From Extreme Values of I.I.D. Random Fields to Extreme Eigenvalues of Finite-volume Anderson Hamiltonian

TL;DR

This paper investigates the asymptotic behavior of extreme values in i.i.d. random fields and their influence on the top eigenvalues of large-volume Anderson Hamiltonians, linking extreme value theory with spectral properties of random Schrödinger operators.

Contribution

It establishes the connection between extreme value theory of i.i.d. fields and the asymptotic spectral properties of large Anderson Hamiltonians, providing new insights into eigenvalue behavior.

Findings

Characterization of clustering of high-level exceedances.

Decay rate of spacings compared to extreme order statistics.

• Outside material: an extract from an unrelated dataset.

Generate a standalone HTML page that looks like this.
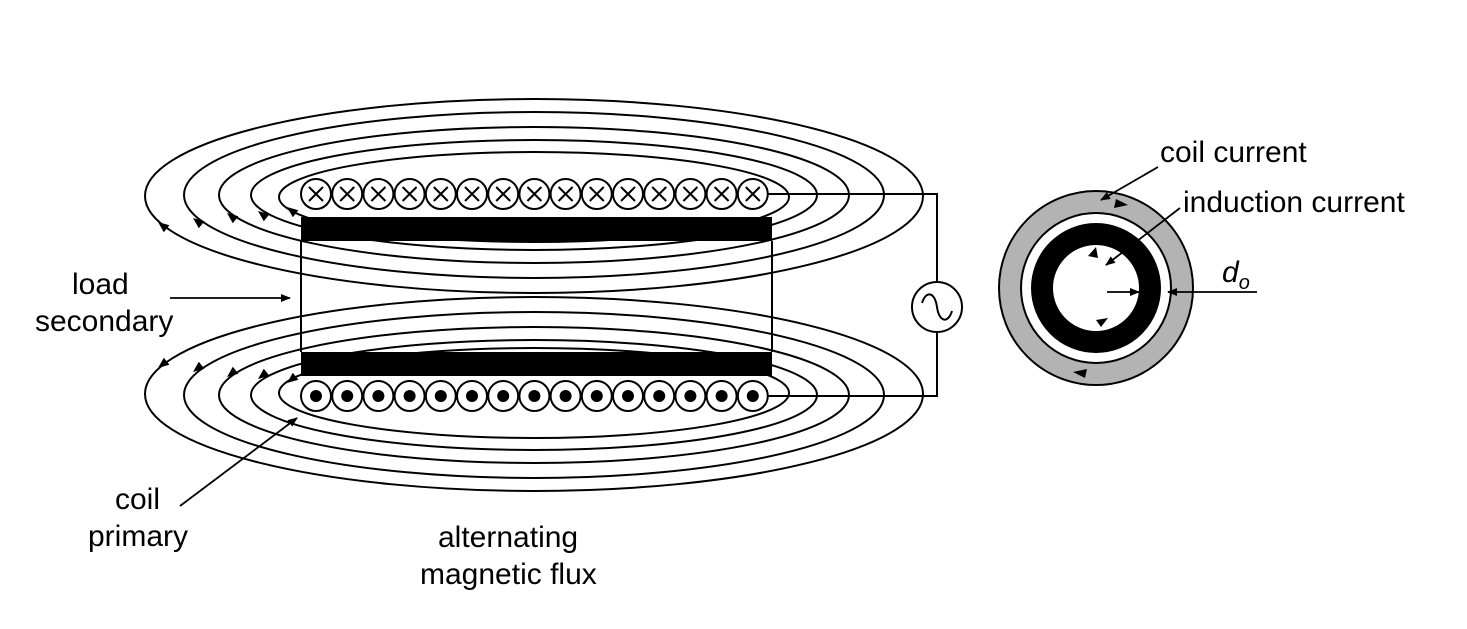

Asymptotic behavior of neighboring values to extremes.

Abstract

The aim of this paper is to study asymptotic geometric properties almost surely or/and in probability of extreme order statistics of an i.i.d. random field (potential) indexed by sites of multidimensional lattice cube, the volume of which unboundedly increases. We discuss the following topics: (I) high level exceedances, in particular, clustering of exceedances; (II) decay rate of spacings in comparison with increasing rate of extreme order statistics; (III) minimum of spacings of successive order statistics; (IV) asymptotic behavior of values neighboring to extremes and so on. The conditions of the results are formulated in terms of regular variation (RV) of the cumulative hazard function and its inverse. A relationship between RV classes of the present paper as well as their links to the well-known RV classes (including domains of attraction of max-stable distributions) are discussed. The asymptotic behavior of functionals (I)--(IV) determines the asymptotic structure of the top eigenvalues and the corresponding eigenfunctions of the large-volume discrete Schr\" odinger operators with an i.i.d. potential (Anderson Hamiltonian). Thus, another aim of the present paper is to review and comment a recent progress on the extreme value theory for eigenvalues of random Schr\" odinger operators as well as to provide a clear and rigorous understanding of the relationship between the top eigenvalues and extreme values of i.i.d. random potentials. We also discuss their links to the long-time intermittent behavior of the parabolic problems associated with the Anderson Hamiltonian via spectral representation of solutions.